**Problem requirements:**
Starting from the top of the material, restate each line exactly until the line that contains "import plotly.graph_objects as go", which is also copied. Pictures are excluded.

**Provided data:**
▬▬▬▬▬▬▬▬▬▬
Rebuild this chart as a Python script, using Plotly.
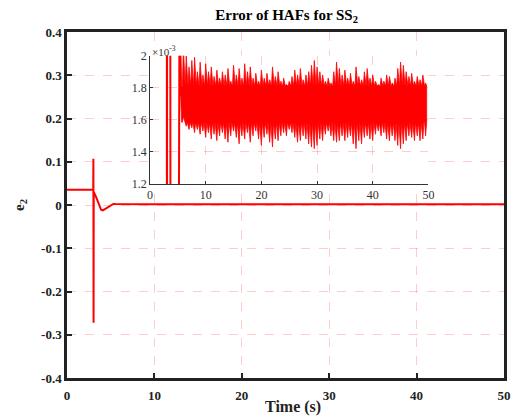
import numpy as np
import plotly.graph_objects as go

# transient part of the HAF error e2
t_transient = [0, 3.0, 3.02, 3.04, 3.06, 3.3, 3.9, 4.1, 4.5, 5.0, 5.3, 5.5]
e_transient = [0.035, 0.035, 0.107, -0.272, 0.03, 0.02, -0.011, -0.0125, -0.007, -0.001, 0.0024, 0.0021]

# steady-state oscillation (units of 1e-3): dense core band plus spike peaks every 0.5 s from 5.5 s
core_top_milli = 1.81
core_bottom_milli = 1.585
t_steady = np.arange(5.5, 49.75, 0.5)
e_hi_milli = [2.1, 2.05, 2.0, 1.93, 1.97, 1.99, 1.9, 1.96, 1.88, 1.95, 1.9, 1.93, 1.87, 1.91, 1.86,
              1.9, 1.88, 1.92, 1.84, 1.94, 1.88, 1.92, 1.86, 1.95, 1.9, 1.93, 1.86, 1.89, 1.84, 1.91,
              1.86, 1.89, 1.85, 1.93, 1.87, 1.9, 1.84, 1.86, 1.82, 1.84, 1.87, 1.91, 1.88, 1.92, 1.85,
              1.88, 1.9, 1.94, 1.97, 1.93, 1.9, 1.88, 1.84, 1.86, 1.83, 1.9, 1.96, 1.92, 1.88, 1.91,
              1.86, 1.89, 1.84, 1.93, 1.87, 1.85, 1.9, 1.92, 1.86, 1.88, 1.84, 1.82, 1.86, 1.84, 1.88,
              1.87, 1.83, 1.86, 1.92, 1.96, 1.94, 1.9, 1.87, 1.89, 1.84, 1.87, 1.85, 1.88, 1.83]
e_lo_milli = [1.75, 1.62, 1.56, 1.54, 1.55, 1.52, 1.54, 1.51, 1.53, 1.49, 1.52, 1.48, 1.51, 1.47, 1.5,
              1.52, 1.48, 1.46, 1.5, 1.53, 1.49, 1.45, 1.5, 1.48, 1.52, 1.46, 1.5, 1.53, 1.48, 1.44,
              1.49, 1.51, 1.46, 1.43, 1.48, 1.47, 1.5, 1.52, 1.5, 1.54, 1.52, 1.49, 1.46, 1.47, 1.5,
              1.48, 1.45, 1.43, 1.42, 1.44, 1.48, 1.47, 1.51, 1.53, 1.5, 1.47, 1.46, 1.47, 1.5, 1.47,
              1.49, 1.5, 1.45, 1.42, 1.47, 1.45, 1.49, 1.5, 1.48, 1.47, 1.51, 1.53, 1.5, 1.52, 1.48,
              1.47, 1.5, 1.47, 1.44, 1.42, 1.45, 1.47, 1.5, 1.49, 1.47, 1.5, 1.47, 1.48, 1.5]
e_final = 1.7e-3

x_ticks = [0, 10, 20, 30, 40, 50]
y_ticks = [-0.4, -0.3, -0.2, -0.1, 0, 0.1, 0.2, 0.3, 0.4]
y_tick_text = ["-0.4", "-0.3", "-0.2", "-0.1", "0", "0.1", "0.2", "0.3", "0.4"]
inset_y_ticks = [0.0012, 0.0014, 0.0016, 0.0018, 0.0020]
inset_y_text = ["1.2", "1.4", "1.6", "1.8", "2"]

n = min(len(t_steady), len(e_hi_milli), len(e_lo_milli))
ts = [float(v) for v in t_steady[:n]]
hi = [v * 1e-3 for v in e_hi_milli[:n]]
lo = [v * 1e-3 for v in e_lo_milli[:n]]
ctop = core_top_milli * 1e-3
cbot = core_bottom_milli * 1e-3

# main-axes line: transient then steady level
t_main = t_transient + ts + [50.0]
e_main = e_transient + [(a + b) / 2 for a, b in zip(hi, lo)] + [e_final]

# inset band polygon: spiky upper edge forward, spiky lower edge back
w = 0.19
band_x, band_y = [], []
for i, (t, h) in enumerate(zip(ts, hi)):
    base = h if i == 0 else ctop
    band_x += [t - w, t, t + w]
    band_y += [base, h, ctop]
lower_x, lower_y = [], []
for i, (t, l) in enumerate(zip(ts, lo)):
    base = l if i == 0 else cbot
    lower_x += [t - w, t, t + w]
    lower_y += [base, l, cbot]
band_x += lower_x[::-1]
band_y += lower_y[::-1]

RED = "#ff0000"
GRID = "rgba(255,0,0,0.2)"
FONT = "Liberation Serif"
AX = "#222222"

fig = go.Figure()
fig.add_trace(go.Scatter(x=t_main, y=e_main, mode="lines", line=dict(color=RED, width=2),
                         xaxis="x", yaxis="y", showlegend=False, hoverinfo="skip"))
fig.add_trace(go.Scatter(x=t_transient, y=e_transient, mode="lines", line=dict(color=RED, width=2),
                         xaxis="x2", yaxis="y2", showlegend=False, hoverinfo="skip"))
fig.add_trace(go.Scatter(x=band_x, y=band_y, mode="lines", fill="toself", fillcolor=RED,
                         line=dict(color=RED, width=0.8), xaxis="x2", yaxis="y2",
                         showlegend=False, hoverinfo="skip"))

fig.update_layout(
    width=523, height=420,
    margin=dict(l=67, r=15, t=32, b=42),
    paper_bgcolor="white", plot_bgcolor="white",
    font=dict(family=FONT, color="black"),
    title=dict(text="<b>Error of HAFs for SS<sub>2</sub></b>", x=0.548, xanchor="center",
               y=0.978, yanchor="top", font=dict(size=15, family=FONT, color="black")),
    xaxis=dict(domain=[0, 1], range=[0, 50], tickvals=x_ticks, ticktext=[f"<b>{v}</b>" for v in x_ticks],
               ticks="inside", ticklen=5, tickwidth=2, tickcolor=AX, ticklabelstandoff=4,
               showline=True, linewidth=2.5, linecolor=AX, mirror=True,
               showgrid=True, gridcolor=GRID, griddash="dash", gridwidth=1, zeroline=False,
               tickfont=dict(size=13, family=FONT, color=AX)),
    yaxis=dict(domain=[0, 1], range=[-0.4, 0.4], tickvals=y_ticks, ticktext=[f"<b>{s}</b>" for s in y_tick_text],
               ticks="inside", ticklen=5, tickwidth=2, tickcolor=AX,
               showline=True, linewidth=2.5, linecolor=AX, mirror=True,
               showgrid=True, gridcolor=GRID, griddash="dash", gridwidth=1, zeroline=False,
               tickfont=dict(size=13, family=FONT, color=AX),
               title=dict(text="<b>e<sub>2</sub></b>", font=dict(size=15, family=FONT, color=AX), standoff=13)),
    xaxis2=dict(domain=[0.19, 0.827], anchor="y2", range=[0, 50], tickvals=x_ticks,
                ticks="inside", ticklen=3, tickwidth=1, tickcolor="#333",
                showline=True, linewidth=1, linecolor="#333", mirror=False,
                showgrid=True, gridcolor=GRID, griddash="dash", gridwidth=1, zeroline=False,
                tickfont=dict(size=12, family=FONT, color="#333")),
    yaxis2=dict(domain=[0.561, 0.9315], anchor="x2", range=[0.0012, 0.002], tickvals=inset_y_ticks,
                ticktext=inset_y_text,
                ticks="inside", ticklen=3, tickwidth=1, tickcolor="#333",
                showline=True, linewidth=1, linecolor="#333", mirror=False,
                showgrid=True, gridcolor=GRID, griddash="dash", gridwidth=1, zeroline=False,
                tickfont=dict(size=12, family=FONT, color="#333")),
)

fig.add_annotation(text="<b>Time (s)</b>", xref="paper", yref="paper", x=(295 - 67) / 441, y=-0.085,
                   xanchor="center", yanchor="middle", showarrow=False,
                   font=dict(size=16, family=FONT, color=AX))
fig.add_annotation(text="×10<sup>-3</sup>", xref="x2 domain", yref="y2 domain", x=0.0, y=1.0,
                   xanchor="left", yanchor="bottom", showarrow=False, yshift=-4,
                   font=dict(size=11, family=FONT, color="#333"))

fig.write_html("out.html")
▬▬▬▬▬▬▬▬▬▬
**Reply to the exercise:**
Rebuild this chart as a Python script, using Plotly.
import numpy as np
import plotly.graph_objects as go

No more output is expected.